Se in Italia è qualcosa del tutto normale, gesticolare all’estero può invece essere motivo di pericolosi fraintendimenti: basti pensare che i pollici all’insù, cordiale segno d’accordo per inglesi e americani, in Sardegna significano “siediti”, mentre in Francia questa stessa approvazione la si esprime poggiando il pollice contro la punta dell’indice.
E che dire delle dita a V? Se in alcuni Paesi, come l’Italia, è un segno positivo, in altri è terribilmente negativo: in Inghilterra, per esempio, la V mostrata col dorso della mano equivale a mandare qualcuno al diavolo. Anche picchiettare il pollice contro i denti può dare adito a qui pro quo: fatelo soltanto se volete dire all’altra persona che è uno spilorcio! Mai dimenticarsi, poi, che toccarsi la punta del gomito e alzare il pugno sono gesti maleducati praticamente ovunque.
Altrettanto maleducato, se non addirittura un affronto al galateo, è tacere di fronte a un brindisi: in generale, le parole d’ordine dovrebbero essere d’auguri, come un “cento di questi giorni o un “buona fortuna”, che in altre lingue corrispondono a “Na zdravje” (slovacco), “salud” (spagnolo), “saude” (portoghese brasiliano), “kia ora” (Maori), “egeszsegedre” (ungherese), mentre tra ucraini si suole dire “budmo”, cioè “si possa noi vivere in eterno”.

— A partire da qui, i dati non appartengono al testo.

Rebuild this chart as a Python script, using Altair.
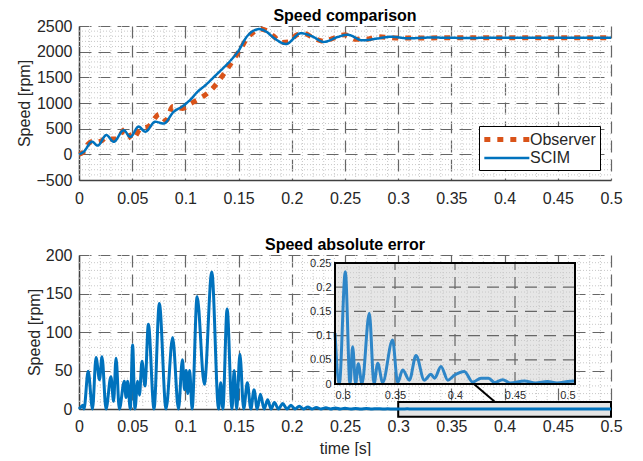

Fuori questione è anche starnutire: uno starnuto in Giappone equivale a un elogio, ma due sono segno di critica e tre addirittura di denigrazione. Per quanto riguarda la formula con cui rispondere a chi starnutisce, in Messico si usa dire “salud” (salute) al primo starnuto, “dinero” (soldi) al secondo e al terzo “amor” (amore). In Iran, invece, dopo aver starnutito è necessario fermarsi per svariati minuti prima di riprendere quel che si stava facendo: starnutire mentre si è sul punto di prendere una decisione significa che non bisogna assolutamente continuare sulla strada che si era pensato di intraprendere, ma un secondo starnuto nell’immediatezza riporta sui propri passi, perché indica che si può fare quel che si vuole.